■ What this task involves
Exactly reproduce the lines that run from the one containing "Emit a Python" through the one containing "import matplotlib.pyplot as plt", ends included, with no pictures.

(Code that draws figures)
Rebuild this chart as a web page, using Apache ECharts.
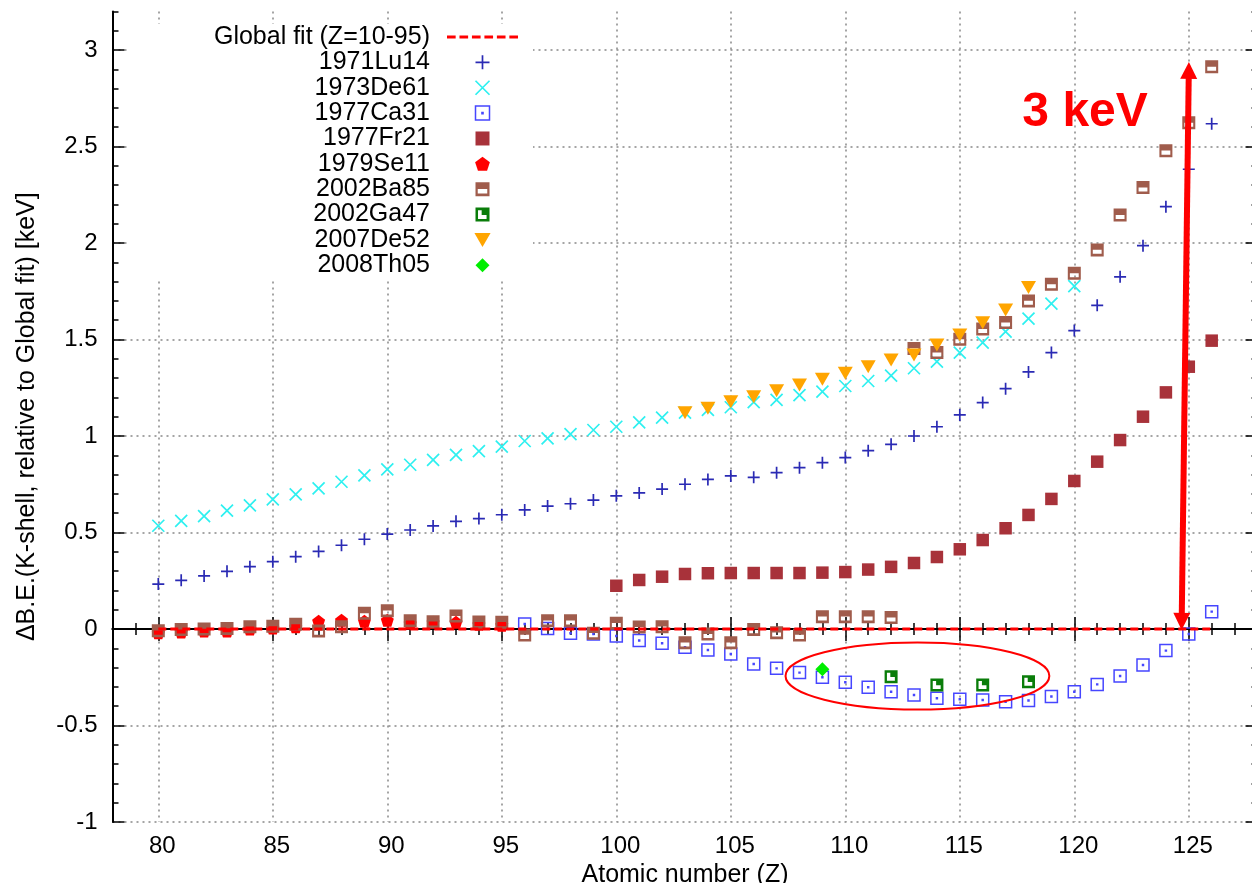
<!DOCTYPE html>
<html><head><meta charset="utf-8">
<script src="https://cdn.jsdelivr.net/npm/echarts@6/dist/echarts.min.js"></script>
<style>html,body{margin:0;padding:0;background:#fff}#chart{width:1252px;height:883px}</style>
</head><body><div id="chart"></div>
<script>
// ---------- tick labels ----------
const xTickLabels = [80, 85, 90, 95, 100, 105, 110, 115, 120, 125];
const yTickLabels = [-1, -0.5, 0, 0.5, 1, 1.5, 2, 2.5, 3];

// ---------- series data ----------
const fitZ = [80, 126];
const fitValues = [0, 0];

const lu14Z = [80,81,82,83,84,85,86,87,88,89,90,91,92,93,94,95,96,97,98,99,100,101,102,103,104,105,106,107,108,109,110,111,112,113,114,115,116,117,118,119,120,121,122,123,124,125,126];
const lu14Values = [0.233,0.252,0.275,0.299,0.323,0.349,0.375,0.402,0.434,0.465,0.492,0.513,0.534,0.558,0.572,0.592,0.617,0.637,0.649,0.668,0.690,0.705,0.725,0.750,0.775,0.793,0.786,0.810,0.836,0.862,0.888,0.924,0.957,1.000,1.048,1.109,1.173,1.245,1.332,1.432,1.546,1.677,1.825,1.986,2.188,2.382,2.618];

const de61Z = [80,81,82,83,84,85,86,87,88,89,90,91,92,93,94,95,96,97,98,99,100,101,102,103,104,105,106,107,108,109,110,111,112,113,114,115,116,117,118,119,120];
const de61Values = [0.535,0.560,0.585,0.613,0.641,0.672,0.698,0.729,0.763,0.796,0.827,0.851,0.876,0.902,0.922,0.945,0.974,0.988,1.010,1.031,1.048,1.071,1.095,1.121,1.135,1.149,1.175,1.187,1.212,1.230,1.259,1.285,1.313,1.351,1.385,1.432,1.484,1.541,1.608,1.686,1.777];

const ca31Z = [96,97,98,99,100,101,102,103,104,105,106,107,108,109,110,111,112,113,114,115,116,117,118,119,120,121,122,123,124,125,126];
const ca31Values = [0.026,0.003,-0.022,-0.026,-0.036,-0.060,-0.074,-0.095,-0.109,-0.130,-0.181,-0.204,-0.226,-0.250,-0.276,-0.302,-0.325,-0.342,-0.359,-0.364,-0.368,-0.377,-0.371,-0.350,-0.325,-0.287,-0.244,-0.187,-0.112,-0.026,0.090];

const fr21Z = [100,101,102,103,104,105,106,107,108,109,110,111,112,113,114,115,116,117,118,119,120,121,122,123,124,125,126];
const fr21Values = [0.224,0.254,0.271,0.285,0.289,0.290,0.290,0.290,0.290,0.292,0.295,0.308,0.322,0.342,0.373,0.413,0.461,0.522,0.591,0.674,0.767,0.867,0.979,1.100,1.226,1.359,1.494];

const se11Z = [80,81,82,83,84,85,86,87,88,89,90,91,92,93,94,95];
const se11Values = [-0.020,-0.015,-0.010,-0.010,0.000,0.005,0.012,0.040,0.045,0.040,0.045,0.030,0.035,0.035,0.025,0.020];

const ba85Z = [80,81,82,83,84,85,86,87,88,89,90,91,92,93,94,95,96,97,98,99,100,101,102,103,104,105,106,107,108,109,110,111,112,113,114,115,116,117,118,119,120,121,122,123,124,125,126];
const ba85Values = [-0.009,-0.003,0.000,0.003,0.012,0.014,0.024,-0.010,0.012,0.081,0.095,0.043,0.038,0.067,0.036,0.035,-0.031,0.043,0.043,-0.022,0.030,0.010,0.012,-0.071,-0.026,-0.071,-0.002,-0.019,-0.031,0.064,0.064,0.064,0.059,1.454,1.432,1.501,1.554,1.588,1.700,1.786,1.843,1.964,2.145,2.287,2.478,2.623,2.913];

const ga47Z = [112, 114, 116, 118];
const ga47Values = [-0.247, -0.290, -0.290, -0.273];

const de52Z = [103,104,105,106,107,108,109,110,111,112,113,114,115,116,117,118];
const de52Values = [1.121,1.144,1.178,1.204,1.235,1.264,1.294,1.325,1.359,1.394,1.420,1.472,1.523,1.587,1.653,1.769];

const th05Z = [109];
const th05Values = [-0.209];

// ---------- annotations (data coordinates) ----------
const annotTexts = ['3 keV'];
const annotTextPos = [[120.47, 2.677]];
const ellipseSpec = [[113.15, -0.2435, 5.76, 0.1736]]; // centre Z, centre value, radius Z, radius value
const arrowEnds = [[125.0, 2.894], [124.69, 0.039]];

// ---------- helpers / styles ----------
const pts = (zs, vs) => zs.map((z, i) => [z, vs[i]]);
const FONT = "'Liberation Sans', Arial, Helvetica, sans-serif";

const SYM_PLUS  = 'path://M5,0V10M0,5H10';
const SYM_CROSS = 'path://M0,0L10,10M10,0L0,10';
const SYM_OSQ   = 'path://M0,0H10V10H0Z M4.6,4.6H5.4V5.4H4.6Z';
const SYM_SQ    = 'path://M0,0H10V10H0Z';
const SYM_HSQ   = 'path://M0,0H10V10H0Z M1.6,4.9V8H8.4V4.9Z';
const SYM_LSQ   = 'path://M0,0H10V10H0Z M1.8,1.9V8.1H7.9V5.3H4.4V1.9Z';
const SYM_PENT  = 'path://M5,0L10,3.63L8.09,9.51H1.91L0,3.63Z';
const SYM_DTRI  = 'path://M0,0H10L5,8.66Z';
const SYM_DIAM  = 'path://M5,0L10,5L5,10L0,5Z';
const DASH_ICON = 'path://M0,0h8.6v3h-8.6z M12.4,0h8.6v3h-8.6z M24.8,0h8.6v3h-8.6z M37.2,0h8.6v3h-8.6z M49.6,0h8.6v3h-8.6z M62,0h8.6v3h-8.6z';

const gridRect = {left: 112.5, right: -5.5, top: 11.4, bottom: 61, outerBoundsMode: 'none', containLabel: false};
const axisLineStyle = {show: true, lineStyle: {color: '#000', width: 2}};

function majorX(pos, withLabels) {
  return {
    type: 'value', gridIndex: 0, position: pos, min: 78, max: 128,
    axisLine: axisLineStyle,
    axisTick: {show: true, inside: true, length: 12, customValues: xTickLabels, lineStyle: {color: '#000', width: 1.5}},
    axisLabel: withLabels ? {show: true, customValues: xTickLabels, fontSize: 24, fontFamily: FONT, color: '#000', margin: 12, padding: [0, 0, 0, 8]} : {show: false},
    splitLine: withLabels ? {show: true, lineStyle: {color: '#888', width: 1.5, type: [2, 4]}} : {show: false},
    name: withLabels ? 'Atomic number (Z)' : '',
    nameLocation: 'middle', nameGap: 36,
    nameTextStyle: {fontSize: 25, fontFamily: FONT, color: '#000'}
  };
}
function majorY(pos, withLabels) {
  return {
    type: 'value', gridIndex: 0, position: pos, min: -1, max: 3.2,
    axisLine: axisLineStyle,
    axisTick: {show: true, inside: true, length: 12, customValues: yTickLabels, lineStyle: {color: '#000', width: 1.5}},
    axisLabel: withLabels ? {show: true, customValues: yTickLabels, fontSize: 24, fontFamily: FONT, color: '#000', margin: 15} : {show: false},
    splitLine: withLabels ? {show: true, lineStyle: {color: '#888', width: 1.5, type: [2, 4]}} : {show: false},
    name: withLabels ? 'ΔB.E.(K-shell, relative to Global fit) [keV]' : '',
    nameLocation: 'middle', nameGap: 73, nameRotate: 90,
    nameTextStyle: {fontSize: 25, fontFamily: FONT, color: '#000'}
  };
}
function minorX(pos) {
  return {
    type: 'value', gridIndex: 1, position: pos, min: 78, max: 128, interval: 1,
    axisLine: {show: false},
    axisTick: {show: true, inside: true, length: 6, lineStyle: {color: '#000', width: 1.5}},
    axisLabel: {show: false}, splitLine: {show: false}
  };
}
function minorY(pos) {
  return {
    type: 'value', gridIndex: 1, position: pos, min: -1, max: 3.2, interval: 0.1,
    axisLine: {show: false},
    axisTick: {show: true, inside: true, length: 6, lineStyle: {color: '#000', width: 1.5}},
    axisLabel: {show: false}, splitLine: {show: false}
  };
}

function scatter(name, zs, vs, symbol, size, style) {
  return {
    name, type: 'scatter', xAxisIndex: 0, yAxisIndex: 0,
    data: pts(zs, vs), symbol, symbolSize: size,
    itemStyle: Object.assign({opacity: 1}, style),
    emphasis: {disabled: true}
  };
}

const chart = echarts.init(document.getElementById('chart'), null, {renderer: 'canvas'});
chart.setOption({
  animation: false,
  backgroundColor: '#fff',
  grid: [Object.assign({}, gridRect), Object.assign({}, gridRect)],
  xAxis: [majorX('bottom', true), majorX('top', false), minorX('bottom'), minorX('top')],
  yAxis: [majorY('left', true), majorY('right', false), minorY('left'), minorY('right')],
  legend: {
    orient: 'vertical', align: 'right', right: 719, top: 24,
    padding: [0.5, 15, 1, 86], backgroundColor: '#fff',
    itemWidth: 71, itemHeight: 14, itemGap: 0.37, selectedMode: false,
    textStyle: {fontSize: 25, fontFamily: FONT, color: '#000', lineHeight: 25, padding: [0, 12, 0, 0]},
    itemStyle: {borderWidth: 'inherit'},
    data: [
      {name: 'Global fit (Z=10-95)', icon: DASH_ICON},
      '1971Lu14', '1973De61', '1977Ca31', '1977Fr21', '1979Se11', '2002Ba85', '2002Ga47', '2007De52', '2008Th05'
    ]
  },
  series: [
    {
      name: 'Global fit (Z=10-95)', type: 'line', xAxisIndex: 0, yAxisIndex: 0,
      data: pts(fitZ, fitValues), symbol: 'none', showSymbol: false,
      lineStyle: {color: '#ff0000', width: 3, type: [8, 4]},
      itemStyle: {color: '#ff0000'},
      emphasis: {disabled: true},
      markLine: {
        silent: true, symbol: ['triangle', 'triangle'], symbolSize: [17, 17],
        label: {show: false},
        lineStyle: {color: '#ff0000', width: 6, type: 'solid'},
        itemStyle: {color: '#ff0000'},
        data: [[{coord: arrowEnds[0]}, {coord: arrowEnds[1]}]]
      }
    },
    scatter('1971Lu14', lu14Z, lu14Values, SYM_PLUS, 12, {color: 'transparent', borderColor: '#2a2ab4', borderWidth: 1.7}),
    scatter('1973De61', de61Z, de61Values, SYM_CROSS, 12, {color: 'transparent', borderColor: '#2ef0f0', borderWidth: 1.7}),
    scatter('1977Ca31', ca31Z, ca31Values, SYM_OSQ, 12, {color: 'transparent', borderColor: '#4646ff', borderWidth: 1.5}),
    scatter('1977Fr21', fr21Z, fr21Values, SYM_SQ, 12.5, {color: '#a8323a'}),
    scatter('1979Se11', se11Z, se11Values, SYM_PENT, 13, {color: '#ff0000'}),
    scatter('2002Ba85', ba85Z, ba85Values, SYM_HSQ, 13, {color: '#a05c4c'}),
    scatter('2002Ga47', ga47Z, ga47Values, SYM_LSQ, 13, {color: '#0a7d0a'}),
    scatter('2007De52', de52Z, de52Values, SYM_DTRI, [15, 13], {color: '#ffa500'}),
    scatter('2008Th05', th05Z, th05Values, SYM_DIAM, 14, {color: '#00ee00'}),
    {
      type: 'custom', name: 'ellipse-annot', xAxisIndex: 0, yAxisIndex: 0, silent: true, z: 3,
      data: ellipseSpec,
      renderItem: function (params, api) {
        const c = api.coord([api.value(0), api.value(1)]);
        const s = api.size([api.value(2), api.value(3)]);
        return {type: 'ellipse', shape: {cx: c[0], cy: c[1], rx: s[0], ry: s[1]},
          style: {fill: 'none', stroke: '#ff0000', lineWidth: 2}};
      }
    },
    {
      type: 'custom', name: 'text-annot', xAxisIndex: 0, yAxisIndex: 0, silent: true, z: 3,
      data: annotTextPos.map((p, i) => [p[0], p[1], i]),
      renderItem: function (params, api) {
        const c = api.coord([api.value(0), api.value(1)]);
        return {type: 'text', x: c[0], y: c[1],
          style: {text: annotTexts[api.value(2)], fill: '#ff0000', fontSize: 48, fontWeight: 'bold',
            fontFamily: FONT, align: 'center', verticalAlign: 'middle'}};
      }
    }
  ]
});
</script>
</body></html>
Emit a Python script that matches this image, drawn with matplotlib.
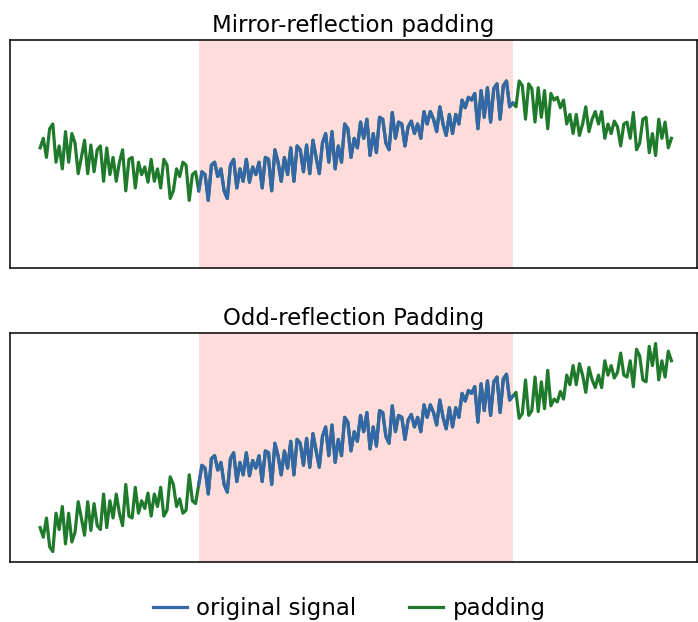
import numpy as np
import matplotlib
matplotlib.use("Agg")
import matplotlib.pyplot as plt

# noisy upward trend, 100 samples
signal = [7.3, 9.3, 9.0, 6.3, 10.0, 10.3, 8.8, 9.6, 7.3, 6.5,
          10.0, 10.6, 7.6, 9.6, 8.3, 10.6, 8.2, 9.8, 9.0, 10.3,
          7.6, 10.8, 10.6, 7.3, 11.6, 10.3, 8.3, 10.8, 9.0, 11.8,
          8.3, 12.0, 11.6, 9.3, 12.1, 9.1, 12.6, 10.8, 9.1, 12.3,
          13.3, 10.3, 13.5, 9.6, 12.0, 10.3, 14.3, 13.8, 10.8, 12.8,
          11.8, 14.5, 12.8, 14.8, 11.0, 13.3, 11.3, 15.0, 14.8, 12.3,
          11.6, 15.5, 12.8, 14.5, 14.3, 12.0, 14.0, 14.6, 13.3, 14.3,
          12.8, 15.6, 14.3, 15.6, 14.8, 13.5, 16.1, 14.3, 13.1, 15.3,
          13.3, 15.3, 14.3, 16.8, 16.0, 17.1, 16.8, 17.5, 13.8, 17.8,
          15.0, 18.1, 14.5, 18.0, 18.5, 14.8, 18.3, 18.8, 16.1, 16.5]
pad_width = 50

titles = ["Mirror-reflection padding", "Odd-reflection Padding"]
reflect_types = ["even", "odd"]

blue = "#3467a8"
green = "#1f7a2c"

signal = np.array(signal)
n = len(signal)
t = np.arange(n)
t_pad = np.arange(-pad_width, n + pad_width)

fig = plt.figure(figsize=(6.98, 6.22), dpi=100)
ax1 = fig.add_axes([0.0143, 0.569, 0.984, 0.3666])
ax2 = fig.add_axes([0.0143, 0.0965, 0.984, 0.368], sharey=ax1)

for ax, title, rtype in zip([ax1, ax2], titles, reflect_types):
    padded = np.pad(signal, pad_width, mode="reflect", reflect_type=rtype)
    ax.axvspan(0, n - 1, color="#ffdcdc", lw=0, zorder=0)
    ax.plot(t_pad, padded, color=green, lw=2.3, label="padding")
    ax.plot(t, signal, color=blue, lw=2.3, label="original signal")
    ax.set_xlim(-pad_width - 9.5, n + pad_width + 7)
    ax.set_title(title, fontsize=16.5, pad=6)
    ax.set_xticks([])
    ax.tick_params(left=False, labelleft=False)
    for s in ax.spines.values():
        s.set_linewidth(1.1)

handles, labels = ax1.get_legend_handles_labels()
fig.legend(handles[::-1], labels[::-1], loc="center", bbox_to_anchor=(0.5, 0.022),
           ncol=2, frameon=False, fontsize=16.5, columnspacing=2.3,
           handlelength=1.5, handletextpad=0.4)

plt.savefig("out.png", dpi=100)
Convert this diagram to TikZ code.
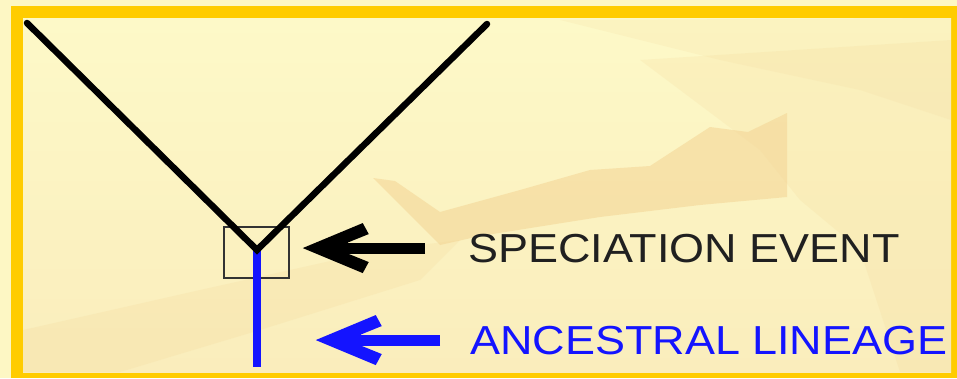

■ Solution to the exercise
Emit a Python script that matches this image, drawn with matplotlib.
import numpy as np
import matplotlib
matplotlib.use("Agg")
import matplotlib.pyplot as plt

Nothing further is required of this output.